Biarlah orang lain menjuluki saya kolot. Bahkan, saya termasuk lagi senang-senangnya menikmati siaran televisi digital.
Mungkin yang satu kubu dengan teman saya yang ngeledek orang yang masih nonton televisi, lumayan banyak. Mereka sudah beralih ke layanan video streaming.
Tapi, saya yakin tidak sendirian. Buktinya, di Kompasiana, beberapa hari terakhir ini banyak dijumpai tulisan tentang kelebihan siaran televisi digital, yang secara resmi baru pada tahun depan diwajibkan bagi semua stasiun televisi di Indonesia.
Bagi saya ada beberapa keuntungan menonton televisi, dan makanya saya masih tetap setia dengan benda yang dulu disebut kotak ajaib itu.
Pertama, beritanya cukup kredibel. Jika saya berburu berita melalui gawai, kadang-kadang ramai di judulnya, tapi isinya tidak seberapa, serta banyak bersambung halamannya.
Kalau saya menerima link berita dari teman-teman via media sosial, saya butuh waktu untuk menganalisis, apakah berita itu hoaks atau bukan. Sedangkan berita televisi tidak perlu saya pilah-pilah, cukup menyimak sambil duduk manis.
Kedua, saya terganggu dengan iklan di media daring yang saling berhimpitan. Kalau di televisi, pas lagi iklan ya hanya untuk iklan saja, sehingga bisa dimanfaatkan untuk ke toilet, meskipun pembawa acaranya bilang: "jangan ke mana-mana".
Ketiga, acara sinetron memang tidak saya minati karena banyak ceritanya yang menurut saya kurang logis. Tapi, tentu saya tak bisa melarang istri saya menyukainya.

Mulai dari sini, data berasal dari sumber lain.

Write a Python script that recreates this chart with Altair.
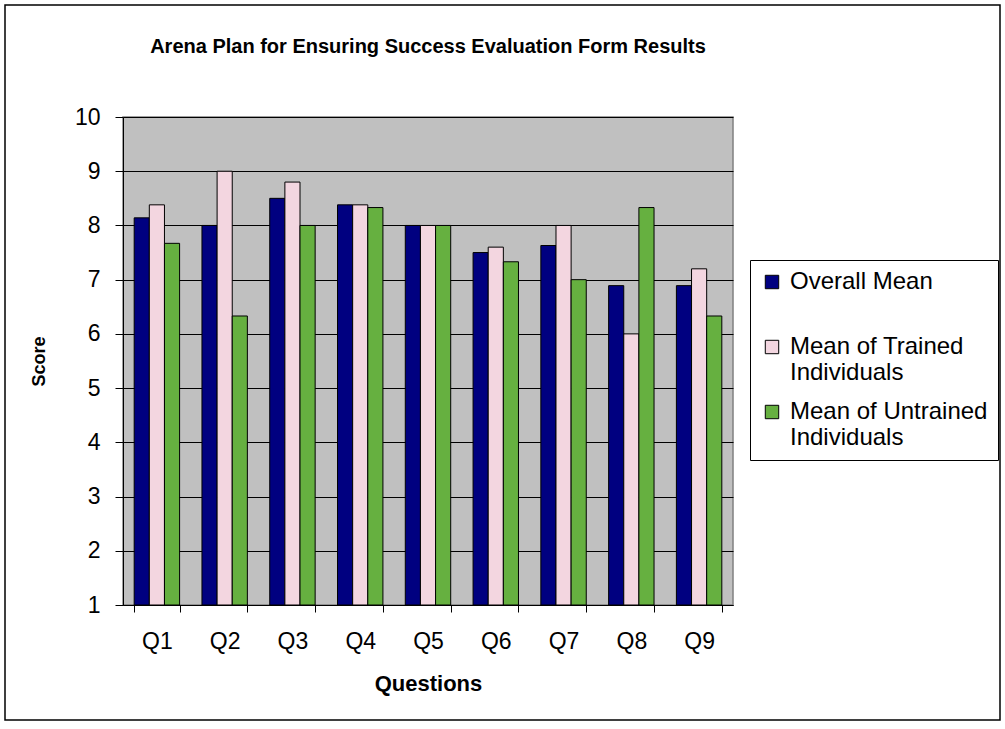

Keempat, sebagian acara talkshow masih ada yang menurut saya menarik, meskipun saya kurang suka pembawa acara yang terlalu dominan dan suka memotong pembicaraan narasumber.
Kelima, wawasan nasional saya meningkat karena beberapa stasiun televisi memberi ruang untuk acara budaya, kekayaan alam, kreativitas pelaku usaha, dan perkembangan pariwisata di berbagai daerah.
Keenam, saya menggemari siaran langsung pertandingan olahraga yang sering disiarkan di televisi, termasuk saat Olimpiade 2020 di Tokyo baru-baru ini.